As used herein, the terms “software” and “firmware” are interchangeable and include any computer program stored in memory for execution by a processor, including RAM memory, ROM memory, EPROM memory, EEPROM memory, and non-volatile RAM (NVRAM) memory. The above memory types are example only, and are thus not limiting as to the types of memory usable for storage of a computer program.

Furthermore, as used herein, the term “real-time” refers to at least one of the time of occurrence of the associated events, the time of measurement and collection of predetermined data, the time to process the data, and the time of a system response to the events and the environment. In the examples described herein, these activities and events occur substantially instantaneously.

In some embodiments, the system includes multiple components distributed among a plurality of computer devices. One or more components may be in the form of computer-executable instructions embodied in a computer-readable medium. The systems and processes are not limited to the specific embodiments described herein. In addition, components of each system and each process can be practiced independent and separate from other components and processes described herein. Each component and process can also be used in combination with other assembly packages and processes. The present embodiments may enhance the functionality and functioning of computers and/or computer systems.

The computer-implemented methods discussed herein can include additional, less, or alternate actions, including those discussed elsewhere herein. The methods can be implemented via one or more local or remote processors, transceivers, servers, and/or sensors (such as processors, transceivers, servers, and/or sensors mounted on vehicles or mobile devices, or associated with smart infrastructure or remote servers), and/or via computer-executable instructions stored on non-transitory computer-readable media or medium.
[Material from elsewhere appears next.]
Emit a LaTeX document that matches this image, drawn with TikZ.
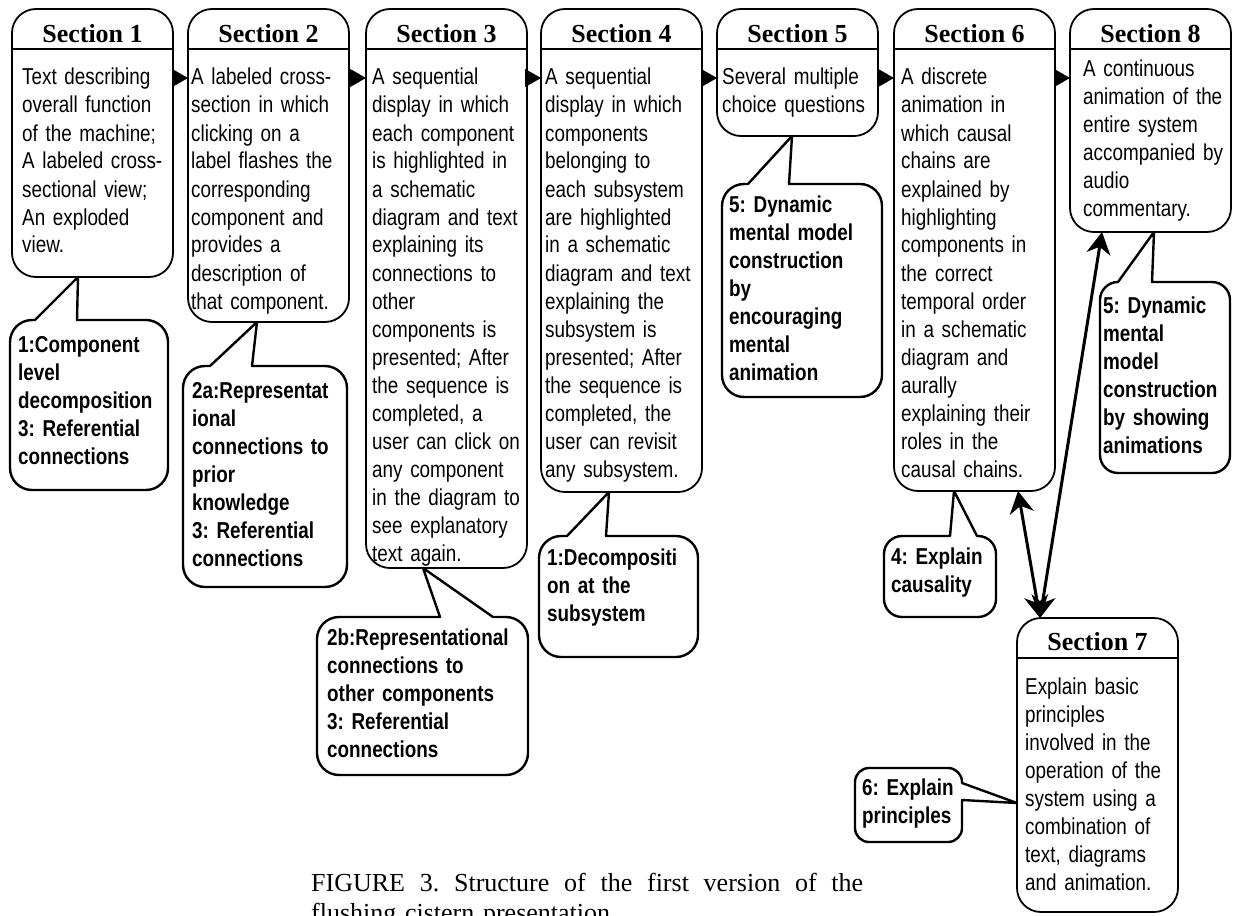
\documentclass[tikz,border=0pt]{standalone}
\usepackage{fontspec}
\setmainfont{Liberation Serif}
\newfontfamily\narrowsans{Liberation Sans}[FakeStretch=0.82]
\usetikzlibrary{arrows.meta}
\frenchspacing

\begin{document}
\begin{tikzpicture}[x=1pt, y=-1pt,
    secbox/.style = {draw, line width=1.8pt, rounded corners=24pt, anchor=north west,
                     minimum width=161pt, inner sep=0pt, outer sep=0pt},
    headline/.style = {line width=1.2pt},
    sechead/.style = {font=\bfseries\fontsize{26}{30}\selectfont, inner sep=0pt},
    body/.style = {font=\narrowsans\fontsize{23}{28}\selectfont, anchor=base west,
                   inner sep=0pt, text width=250pt, align=left},
    callbox/.style = {draw, fill=white, line width=2.4pt, line join=round},
    calltext/.style = {body, font=\narrowsans\bfseries\fontsize{23}{28}\selectfont},
    flow/.style = {-{Triangle[length=16pt, width=18pt]}, line width=0.8pt},
    link/.style = {{Stealth[length=22pt, width=24pt, inset=7pt]}-{Stealth[length=22pt, width=24pt, inset=7pt]},
                   line width=3pt},
]
    \useasboundingbox (0,0) rectangle (1233,915);
    % Section 1
    \node[secbox, minimum height=268pt] (s1) at (12,9) {};
    \draw[headline] ([yshift=-40pt]s1.north west) -- ([yshift=-40pt]s1.north east);
    \node[sechead] (s1h) at (92.5,34) {Section 1};
    \node[body] (s1t) at (22,85) {Text describing\\overall function\\of the machine;\\A labeled cross-\\sectional view;\\An exploded\\view.};
    % Section 2
    \node[secbox, minimum height=313pt] (s2) at (188,9) {};
    \draw[headline] ([yshift=-40pt]s2.north west) -- ([yshift=-40pt]s2.north east);
    \node[sechead] (s2h) at (268.5,34) {Section 2};
    \node[body] (s2t) at (191,85) {A labeled cross-\\section in which\\clicking on a\\label flashes the\\corresponding\\component and\\provides a\\description of\\that component.};
    % Section 3
    \node[secbox, minimum height=559pt] (s3) at (366,9) {};
    \draw[headline] ([yshift=-40pt]s3.north west) -- ([yshift=-40pt]s3.north east);
    \node[sechead] (s3h) at (446.5,34) {Section 3};
    \node[body] (s3t) at (372,85) {A sequential\\display in which\\each component\\is highlighted in\\a schematic\\diagram and text\\explaining its\\connections to\\other\\components is\\presented; After\\the sequence is\\completed, a\\user can click on\\any component\\in the diagram to\\see explanatory\\text again.};
    % Section 4
    \node[secbox, minimum height=483pt] (s4) at (541,9) {};
    \draw[headline] ([yshift=-40pt]s4.north west) -- ([yshift=-40pt]s4.north east);
    \node[sechead] (s4h) at (621.5,34) {Section 4};
    \node[body] (s4t) at (545,85) {A sequential\\display in which\\components\\belonging to\\each subsystem\\are highlighted\\in a schematic\\diagram and text\\explaining the\\subsystem is\\presented; After\\the sequence is\\completed, the\\user can revisit\\any subsystem.};
    % Section 5
    \node[secbox, minimum height=127pt] (s5) at (717,9) {};
    \draw[headline] ([yshift=-40pt]s5.north west) -- ([yshift=-40pt]s5.north east);
    \node[sechead] (s5h) at (797.5,34) {Section 5};
    \node[body] (s5t) at (722,85) {Several multiple\\choice questions};
    % Section 6
    \node[secbox, minimum height=482pt] (s6) at (894,9) {};
    \draw[headline] ([yshift=-40pt]s6.north west) -- ([yshift=-40pt]s6.north east);
    \node[sechead] (s6h) at (974.5,34) {Section 6};
    \node[body] (s6t) at (901,85) {A discrete\\animation in\\which causal\\chains are\\explained by\\highlighting\\components in\\the correct\\temporal order\\in a schematic\\diagram and\\aurally\\explaining their\\roles in the\\causal chains.};
    % Section 8
    \node[secbox, minimum height=223pt] (s8) at (1070,9) {};
    \draw[headline] ([yshift=-40pt]s8.north west) -- ([yshift=-40pt]s8.north east);
    \node[sechead] (s8h) at (1150.5,34) {Section 8};
    \node[body] (s8t) at (1083,77) {A continuous\\animation of the\\entire system\\accompanied by\\audio\\commentary.};
    % Section 7
    \node[secbox, minimum height=294pt] (s7) at (1017,618) {};
    \draw[headline] ([yshift=-40pt]s7.north west) -- ([yshift=-40pt]s7.north east);
    \node[sechead] (s7h) at (1097.5,642) {Section 7};
    \node[body] (s7t) at (1025,694) {Explain basic\\principles\\involved in the\\operation of the\\system using a\\combination of\\text, diagrams\\and animation.};
    % Sequence arrows
    \draw[flow] ([yshift=-69pt]s1.north east) -- ([yshift=-69pt]s2.north west);
    \draw[flow] ([yshift=-69pt]s2.north east) -- ([yshift=-69pt]s3.north west);
    \draw[flow] ([yshift=-69pt]s3.north east) -- ([yshift=-69pt]s4.north west);
    \draw[flow] ([yshift=-69pt]s4.north east) -- ([yshift=-69pt]s5.north west);
    \draw[flow] ([yshift=-69pt]s5.north east) -- ([yshift=-69pt]s6.north west);
    \draw[flow] ([yshift=-69pt]s6.north east) -- ([yshift=-69pt]s8.north west);
    % Links to Section 7
    \draw[link] ([xshift=124pt]s6.south west) -- ([xshift=23pt]s7.north west);
    \draw[link] ([xshift=32pt]s8.south west) -- ([xshift=23pt]s7.north west);
    % Callout 1
    \draw[callbox, rounded corners=22pt] (77,320) -- (168,320) -- (168,490) -- (10,490) -- (10,320)
        [sharp corners] -- (35,320) -- ([xshift=66pt]s1.south west) -- cycle;
    \node[calltext] (c1) at (18,352) {1:Component\\level\\decomposition\\3: Referential\\connections};
    % Callout 2a
    \draw[callbox, rounded corners=22pt] (252,366) -- (347,366) -- (347,587) -- (183,587) -- (183,366)
        [sharp corners] -- (210,366) -- ([xshift=69pt]s2.south west) -- cycle;
    \node[calltext] (c2a) at (192,398) {2a:Representat\\ional\\connections to\\prior\\knowledge\\3: Referential\\connections};
    % Callout 2b
    \draw[callbox, rounded corners=22pt] (493,617) -- (528,617) -- (528,775) -- (317,775) -- (317,617)
        [sharp corners] -- (440,617) -- ([xshift=57pt]s3.south west) -- cycle;
    \node[calltext] (c2b) at (327,645) {2b:Representational\\connections to\\other components\\3: Referential\\connections};
    % Callout subsystem
    \draw[callbox, rounded corners=22pt] (606,536) -- (698,536) -- (698,657) -- (539,657) -- (539,536)
        [sharp corners] -- (567,536) -- ([xshift=68pt]s4.south west) -- cycle;
    \node[calltext] (c4) at (547,565) {1:Decompositi\\on at the\\subsystem};
    % Callout mental animation
    \draw[callbox, rounded corners=22pt] (789,184) -- (882,184) -- (882,397) -- (722,397) -- (722,184)
        [sharp corners] -- (748,184) -- ([xshift=75pt]s5.south west) -- cycle;
    \node[calltext] (c5) at (729,212) {5: Dynamic\\mental model\\construction\\by\\encouraging\\mental\\animation};
    % Callout causality
    \draw[callbox, rounded corners=18pt] (977,536) -- (996,536) -- (996,617) -- (884,617) -- (884,536)
        [sharp corners] -- (950,536) -- ([xshift=60pt]s6.south west) -- cycle;
    \node[calltext] (c6) at (891,564) {4: Explain\\causality};
    % Callout showing animations
    \draw[callbox, rounded corners=18pt] (1152,282) -- (1230,282) -- (1230,473) -- (1100,473) -- (1100,282)
        [sharp corners] -- (1118,282) -- ([xshift=84pt]s8.south west) -- cycle;
    \node[calltext] (c8) at (1103,313) {5: Dynamic\\mental\\model\\construction\\by showing\\animations};
    % Callout principles
    \draw[callbox, rounded corners=14pt] (962,800) -- (962,842) -- (855,842) -- (855,768) -- (962,768)
        [sharp corners] -- (962,783) -- ([yshift=-185pt]s7.north west) -- cycle;
    \node[calltext] (c7) at (862,795) {6: Explain\\principles};
    % Caption
    \node[font=\fontsize{26}{30}\selectfont, anchor=base west, inner sep=0pt, text width=560pt, align=left] (cap)
        at (311,891) {\hbox to 552pt{FIGURE\hfil 3.\hfil Structure\hfil of\hfil the\hfil first\hfil version\hfil of\hfil the}\\flushing cistern presentation.};
\end{tikzpicture}
\end{document}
Additionally, the computer systems discussed herein can include additional, less, or alternate functionality, including that discussed elsewhere herein. The computer systems discussed herein can include or be implemented via computer-executable instructions stored on non-transitory computer-readable media or medium.

As used herein, the term “non-transitory computer-readable media” is intended to be representative of any tangible computer-based device implemented in any method or technology for short-term and long-term storage of information, such as, computer-readable instructions, data structures, program modules and sub-modules, or other data in any device. Therefore, the methods described herein can be encoded as executable instructions embodied in a tangible, non-transitory, computer readable medium, including, without limitation, a storage device and/or a memory device. Such instructions, when executed by a processor, cause the processor to perform at least a portion of the methods described herein. Moreover, as used herein, the term “non-transitory computer-readable media” includes all tangible, computer-readable media, including, without limitation, non-transitory computer storage devices, including, without limitation, volatile and nonvolatile media, and removable and non-removable media such as a firmware, physical and virtual storage, CD-ROMs, DVDs, and any other digital source such as a network or the Internet, as well as yet to be developed digital means, with the sole exception being a transitory, propagating signal.
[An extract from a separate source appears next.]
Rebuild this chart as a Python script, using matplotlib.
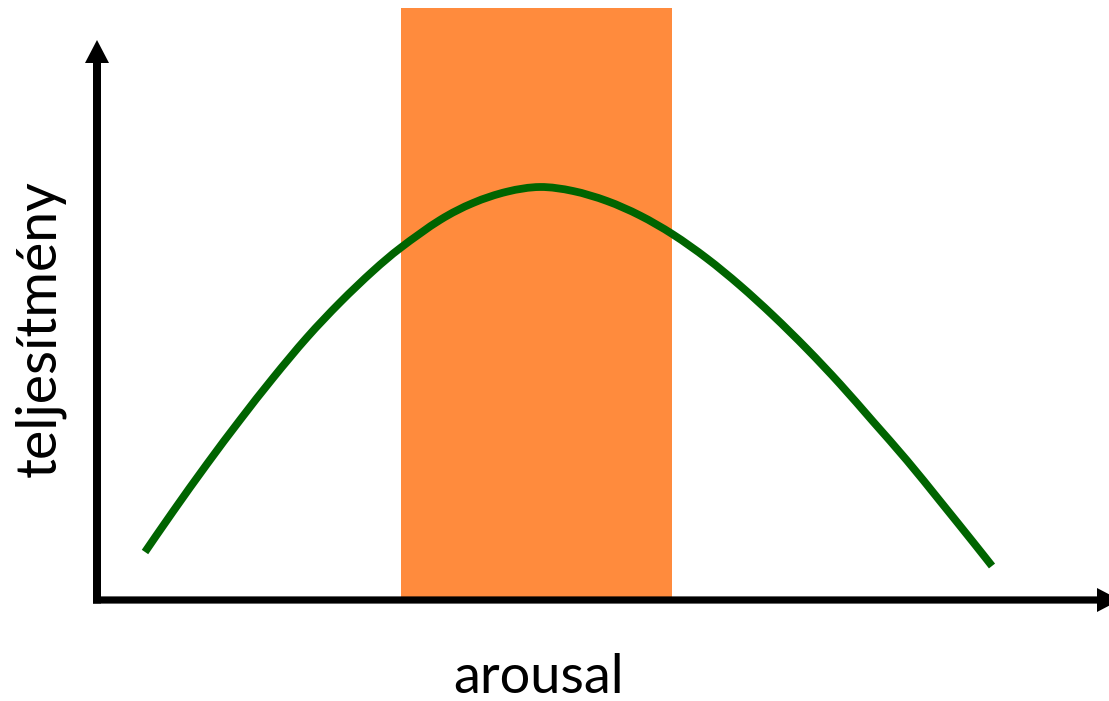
import matplotlib
matplotlib.use("Agg")
import matplotlib.pyplot as plt
from matplotlib.patches import Rectangle, FancyArrow, PathPatch
from matplotlib.path import Path

# Data (arousal vs. performance, arbitrary units)
arousal = [0.48, 0.76, 1.10, 1.43, 1.76, 2.10, 2.43, 2.76, 3.04, 3.43, 3.76, 4.10, 4.43,
           4.76, 5.10, 5.43, 5.76, 6.10, 6.43, 6.76, 7.10, 7.43, 7.76, 8.10, 8.43, 8.76, 8.95]
performance = [0.48, 0.885, 1.36, 1.80, 2.22, 2.625, 2.975, 3.29, 3.525, 3.80, 3.97, 4.083, 4.13,
               4.09, 3.99, 3.845, 3.655, 3.415, 3.145, 2.845, 2.51, 2.16, 1.785, 1.395, 0.99,
               0.58, 0.34]
optimal_zone = [3.04, 5.75]   # arousal range of optimal zone
zone_height = 5.92
x_label = "arousal"
y_label = "teljesítmény"

plt.rcParams['font.family'] = ['Lato', 'DejaVu Sans']

fig = plt.figure(figsize=(11.09, 7.01), dpi=100)
ax = fig.add_axes([0, 0, 1, 1])
ax.set_xlim(-0.97, 10.12)
ax.set_ylim(-1.01, 6.00)
ax.axis('off')

# Orange zone
ax.add_patch(Rectangle((optimal_zone[0], 0.03), optimal_zone[1] - optimal_zone[0],
                       zone_height - 0.03, facecolor='#FF8B3D', edgecolor='none', zorder=1))

# Smooth curve through the data points (Catmull-Rom -> cubic Bezier segments)
pts = list(zip(arousal, performance))
n = len(pts)
verts = [pts[0]]
codes = [Path.MOVETO]
for i in range(n - 1):
    p0 = pts[i - 1] if i > 0 else pts[i]
    p1 = pts[i]
    p2 = pts[i + 1]
    p3 = pts[i + 2] if i + 2 < n else pts[i + 1]
    c1 = (p1[0] + (p2[0] - p0[0]) / 6, p1[1] + (p2[1] - p0[1]) / 6)
    c2 = (p2[0] - (p3[0] - p1[0]) / 6, p2[1] - (p3[1] - p1[1]) / 6)
    verts += [c1, c2, p2]
    codes += [Path.CURVE4, Path.CURVE4, Path.CURVE4]
ax.add_patch(PathPatch(Path(verts, codes), facecolor='none', edgecolor='#006400',
                       lw=5.6, capstyle='butt', joinstyle='round', zorder=3))

# Axes arrows
ax.add_patch(FancyArrow(-0.04, 0.0, 10.27, 0, width=0.072, head_width=0.24,
                        head_length=0.23, length_includes_head=True,
                        color='black', lw=0, zorder=4))
ax.add_patch(FancyArrow(0.0, -0.035, 0, 5.635, width=0.08, head_width=0.24,
                        head_length=0.23, length_includes_head=True,
                        color='black', lw=0, zorder=4))

# Labels
ax.text(4.42, -0.93, x_label, fontsize=39, ha='center', va='baseline', color='black')
ax.text(-0.57, 2.71, y_label, fontsize=40, ha='center', va='center', rotation=90,
        color='black')

fig.savefig("out.png", dpi=100)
The patent claims at the end of this document are not intended to be construed under 35 U.S.C. § 112(f) unless traditional means-plus-function language is expressly recited, such as “means for” or “step for” language being expressly recited in the claim(s).

This written description uses examples to disclose the invention, including the best mode, and also to enable any person skilled in the art to practice the invention, including making and using any devices or systems and performing any incorporated methods. The patentable scope of the invention is defined by the claims, and may include other examples that occur to those skilled in the art. Such other examples are intended to be within the scope of the claims if they have structural elements that do not differ from the literal language of the claims, or if they include equivalent structural elements with insubstantial differences from the literal language of the claims.